III.  AN ATHLETE (verse 5)

In verse 5, Paul uses the image of an athlete to describe the Christian.  The word “competes” comes from two Greek words which were used together to describe a “professional” as opposed to an “amateur” athlete.  It was a full-time dedication of one’s life to excellence in the athletic event or events he had chosen.  Paul says that the goal of the athlete is to win the prize by “competing according to the rules”.  Several athletes in the 1976 olympic games were discovered to have taken prohibited drugs.  Their medals were taken away from them.  All those years of preparation and hard work were for nothing!
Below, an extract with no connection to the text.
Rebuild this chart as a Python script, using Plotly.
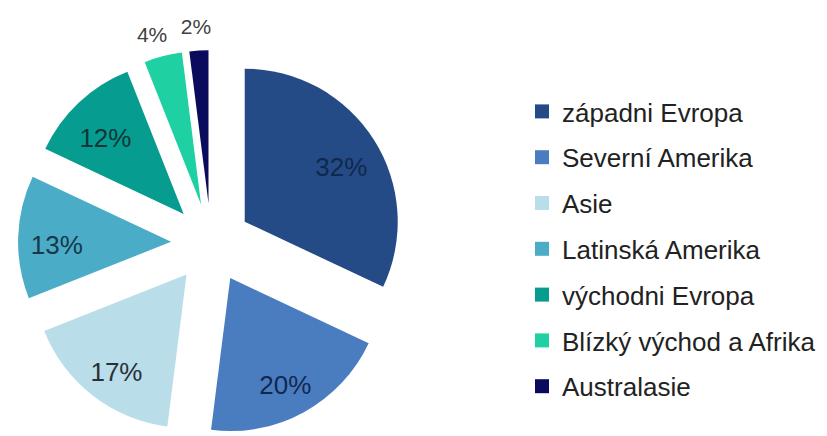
import plotly.graph_objects as go

labels = ["západni Evropa", "Severní Amerika", "Asie", "Latinská Amerika",
          "východni Evropa", "Blízký východ a Afrika", "Australasie"]
values = [32, 20, 17, 13, 12, 4, 2]
colors = ["#244B85", "#4A7DC0", "#B9DDE9", "#4BACC8", "#069C90", "#1FD1A2", "#0B0B5E"]
inside_pos = ["inside", "inside", "inside", "inside", "inside", "none", "none"]
pos_4 = ["none", "none", "none", "none", "none", "outside", "none"]
pos_2 = ["none", "none", "none", "none", "none", "none", "outside"]
text_colors = ["#10284F", "#10284F", "#2A3038", "#163848", "#10363A", "#444444", "#444444"]

W, H = 827, 436
R = 153
PULL = 0.261
CX = 211
box = 2 * R * (1 + PULL)
FONT = "Liberation Sans, Arial, sans-serif"
CLEAR = ["rgba(0,0,0,0)"] * len(values)


def dom(dx=0, dy=0, shrink=0):
    b = box - shrink
    return dict(x=[(CX - b / 2 + dx) / W, (CX + b / 2 + dx) / W],
                y=[dy / H, (b + dy) / H])


common = dict(labels=labels, values=values, sort=False, direction="clockwise",
              rotation=0, pull=PULL, showlegend=False, hoverinfo="skip",
              texttemplate="%{value}%")

fig = go.Figure()
# coloured slices
fig.add_trace(go.Pie(**common, marker=dict(colors=colors, line=dict(width=0)),
                     textposition="none", domain=dom()))
# inside percentage labels (ring geometry places them further out in each slice)
fig.add_trace(go.Pie(**common, marker=dict(colors=CLEAR, line=dict(width=0)), hole=0.57,
                     textposition=inside_pos, insidetextorientation="horizontal",
                     insidetextfont=dict(family=FONT, size=26, color=text_colors),
                     domain=dom(shrink=14)))
# outside labels of the two small slices
fig.add_trace(go.Pie(**common, marker=dict(colors=CLEAR, line=dict(width=0)),
                     textposition=pos_4,
                     outsidetextfont=dict(family=FONT, size=21, color="#404040"),
                     domain=dom(10, 11)))
fig.add_trace(go.Pie(**common, marker=dict(colors=CLEAR, line=dict(width=0)),
                     textposition=pos_2,
                     outsidetextfont=dict(family=FONT, size=21, color="#404040"),
                     domain=dom(18, 13)))

for lab, col in zip(labels, colors):
    fig.add_trace(go.Scatter(
        x=[None], y=[None], mode="markers", name=lab, legendgroup=lab,
        marker=dict(symbol="square", size=14, color=col),
        hoverinfo="skip",
    ))

fig.update_layout(
    width=W, height=H, margin=dict(l=0, r=0, t=0, b=0, autoexpand=False),
    paper_bgcolor="white", plot_bgcolor="white",
    xaxis=dict(visible=False), yaxis=dict(visible=False),
    legend=dict(x=522 / W, xanchor="left", y=1 - 88 / H, yanchor="top",
                font=dict(family=FONT, size=26, color="#222222"),
                tracegroupgap=9, traceorder="grouped", bgcolor="rgba(0,0,0,0)"),
    font=dict(family=FONT),
)

fig.write_html("out.html")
As a Christian leader, the standard is God’s Word, and we have several umpires observing what we do and how we do it.  We have the divine umpire, and He doesn’t miss a thing.  But we also have the Christians and non-Christians around us.  I’ve personally found that some non-Christians will tempt you, test you, argue with you, and antagonize you, but inwardly many of them want you to succeed, to pass their tests, because they want something worth believing, and worth giving themselves to.  God is looking for faithful Christians, faithful to Him and to His Word,  whatever the cost.  And some day we will win the prize when God rewards our faithfulness to Him.

IV.  THE FARMER (verses 6 and 7)

The fourth image that Paul uses to describe the Christian leader is that of the farmer.  In verse 6, he describes the farmer as being “hardworking”.  The word means working to the point of weariness and exhaustion.  As a kid, I remember spending a week with a friend on his parents’ farm.  We went to bed early every night and got up really early every morning.  His mother made the biggest breakfasts that I have ever seen!  There were eggs, pancakes, potatoes, meat, rolls, fruit, and hot cereal.  I soon found out why there was so much food.  We worked hard after breakfast gathering the eggs, feeding the chickens, cows, horses, and pigs, spraying the weeds, and picking the ripe fruit and vegetables.  By lunch time, and also at supper time, I was famished and ate lots of food.  After the week was over, I can remember coming home exhausted.  Now I knew why their son liked to spend a week with us once in a while!

The farmer must be content to keep working hard,  and also to keep waiting.  More than any other worker, the farmer has to learn that there is no such thing as quick results.  It takes months after the seed is sown and the ground is continually watered and cultivated, that the fruit, vegetables, and grain finally begin to ripen and can be harvested.  But all that hard work will finally pay off.

The Christian life is also hard work  The Christian too must learn to work hard and also to wait.  Often he will sow the seed of God’s Word into the hearts of others and see no immediate results.  Sometimes it takes years of sowing and watering before some people respond to the Gospel message and are saved.  But we must, like the farmer, keep on working and waiting.  The pastor and author, John R.W. Stott, said:  “This notion that Christian service is hard work is so unpopular in some happy-go-lucky Christian circles  today.”

SUMMARY AND CONCLUSION:

Let me summarize the qualities of a good Chrtistian leader.  As a teacher, he should be characterized by faithfulness to uphold the truth of God’s Word, and a zeal to see it reproduced in the lives of faithful people, and then passed on to others.  As a soldier, he is to be undistracted from his calling and willing to endure anything for the cause of the Lord Jesus Christ.  As an athlete, he is to be above reproach in his actions, attitudes, and methods, both before the eyes of the world and the eyes of God.  And as a farmer, he is to work long and hard, trusting God for the harvest to come.

Will you be such a person:  the kind of person that God and His church seeks after;  the kind of person that this world needs?  Will you be able to say confidently to those you are teaching and helping to grow spiritually, what the apostle Paul said in verse 7:  “Consider what I say, for the Lord will give you understanding in everything”?